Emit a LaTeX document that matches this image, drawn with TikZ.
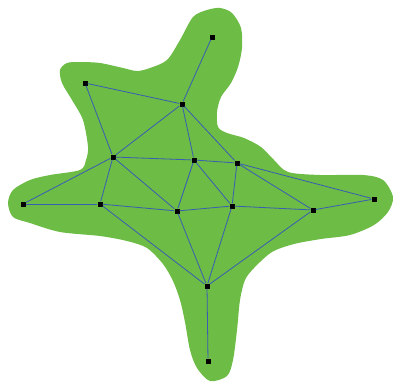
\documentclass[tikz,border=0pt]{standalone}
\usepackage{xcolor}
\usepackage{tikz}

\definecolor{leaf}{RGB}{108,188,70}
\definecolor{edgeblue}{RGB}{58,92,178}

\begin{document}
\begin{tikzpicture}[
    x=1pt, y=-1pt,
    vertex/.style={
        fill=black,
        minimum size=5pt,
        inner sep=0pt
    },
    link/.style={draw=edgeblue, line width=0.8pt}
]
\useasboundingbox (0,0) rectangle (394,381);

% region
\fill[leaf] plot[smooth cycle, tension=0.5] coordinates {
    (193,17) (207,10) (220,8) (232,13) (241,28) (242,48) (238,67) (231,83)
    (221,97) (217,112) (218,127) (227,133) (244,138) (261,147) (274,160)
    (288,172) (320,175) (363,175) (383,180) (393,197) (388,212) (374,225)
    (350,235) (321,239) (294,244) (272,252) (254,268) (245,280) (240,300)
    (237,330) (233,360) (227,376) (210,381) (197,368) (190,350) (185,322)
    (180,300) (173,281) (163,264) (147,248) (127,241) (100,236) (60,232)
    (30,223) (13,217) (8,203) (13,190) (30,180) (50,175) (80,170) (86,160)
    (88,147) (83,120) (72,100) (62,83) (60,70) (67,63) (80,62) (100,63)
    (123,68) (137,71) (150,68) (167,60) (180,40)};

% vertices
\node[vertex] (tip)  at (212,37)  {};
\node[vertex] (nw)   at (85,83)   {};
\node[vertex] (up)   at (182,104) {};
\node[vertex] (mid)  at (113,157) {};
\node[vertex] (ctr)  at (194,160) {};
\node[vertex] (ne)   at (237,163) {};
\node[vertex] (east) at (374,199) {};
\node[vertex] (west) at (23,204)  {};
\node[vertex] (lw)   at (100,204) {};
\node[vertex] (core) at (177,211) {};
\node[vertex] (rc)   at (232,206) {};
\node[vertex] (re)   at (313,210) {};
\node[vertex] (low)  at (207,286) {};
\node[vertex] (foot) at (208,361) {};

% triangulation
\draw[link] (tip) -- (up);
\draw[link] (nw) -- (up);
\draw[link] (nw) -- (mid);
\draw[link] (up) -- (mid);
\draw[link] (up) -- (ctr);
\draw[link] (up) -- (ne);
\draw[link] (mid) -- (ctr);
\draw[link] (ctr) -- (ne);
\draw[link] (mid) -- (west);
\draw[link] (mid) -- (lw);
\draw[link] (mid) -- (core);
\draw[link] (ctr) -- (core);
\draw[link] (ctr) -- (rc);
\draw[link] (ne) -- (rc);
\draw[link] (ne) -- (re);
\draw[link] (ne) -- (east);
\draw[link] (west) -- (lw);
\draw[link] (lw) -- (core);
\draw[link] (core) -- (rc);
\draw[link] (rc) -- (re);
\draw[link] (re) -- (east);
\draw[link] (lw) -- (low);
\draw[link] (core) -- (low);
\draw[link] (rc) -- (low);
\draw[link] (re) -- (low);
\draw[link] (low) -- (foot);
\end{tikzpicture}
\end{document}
* * * * * * * * *
(Set exercise)
Restate only the lines running from the start of the material above through the line containing "(foot) at (208,361)", ends included. No pictures.

(The response)
Emit a LaTeX document that matches this image, drawn with TikZ.
\documentclass[tikz,border=0pt]{standalone}
\usepackage{xcolor}
\usepackage{tikz}

\definecolor{leaf}{RGB}{108,188,70}
\definecolor{edgeblue}{RGB}{58,92,178}

\begin{document}
\begin{tikzpicture}[
    x=1pt, y=-1pt,
    vertex/.style={
        fill=black,
        minimum size=5pt,
        inner sep=0pt
    },
    link/.style={draw=edgeblue, line width=0.8pt}
]
\useasboundingbox (0,0) rectangle (394,381);

% region
\fill[leaf] plot[smooth cycle, tension=0.5] coordinates {
    (193,17) (207,10) (220,8) (232,13) (241,28) (242,48) (238,67) (231,83)
    (221,97) (217,112) (218,127) (227,133) (244,138) (261,147) (274,160)
    (288,172) (320,175) (363,175) (383,180) (393,197) (388,212) (374,225)
    (350,235) (321,239) (294,244) (272,252) (254,268) (245,280) (240,300)
    (237,330) (233,360) (227,376) (210,381) (197,368) (190,350) (185,322)
    (180,300) (173,281) (163,264) (147,248) (127,241) (100,236) (60,232)
    (30,223) (13,217) (8,203) (13,190) (30,180) (50,175) (80,170) (86,160)
    (88,147) (83,120) (72,100) (62,83) (60,70) (67,63) (80,62) (100,63)
    (123,68) (137,71) (150,68) (167,60) (180,40)};

% vertices
\node[vertex] (tip)  at (212,37)  {};
\node[vertex] (nw)   at (85,83)   {};
\node[vertex] (up)   at (182,104) {};
\node[vertex] (mid)  at (113,157) {};
\node[vertex] (ctr)  at (194,160) {};
\node[vertex] (ne)   at (237,163) {};
\node[vertex] (east) at (374,199) {};
\node[vertex] (west) at (23,204)  {};
\node[vertex] (lw)   at (100,204) {};
\node[vertex] (core) at (177,211) {};
\node[vertex] (rc)   at (232,206) {};
\node[vertex] (re)   at (313,210) {};
\node[vertex] (low)  at (207,286) {};
\node[vertex] (foot) at (208,361) {};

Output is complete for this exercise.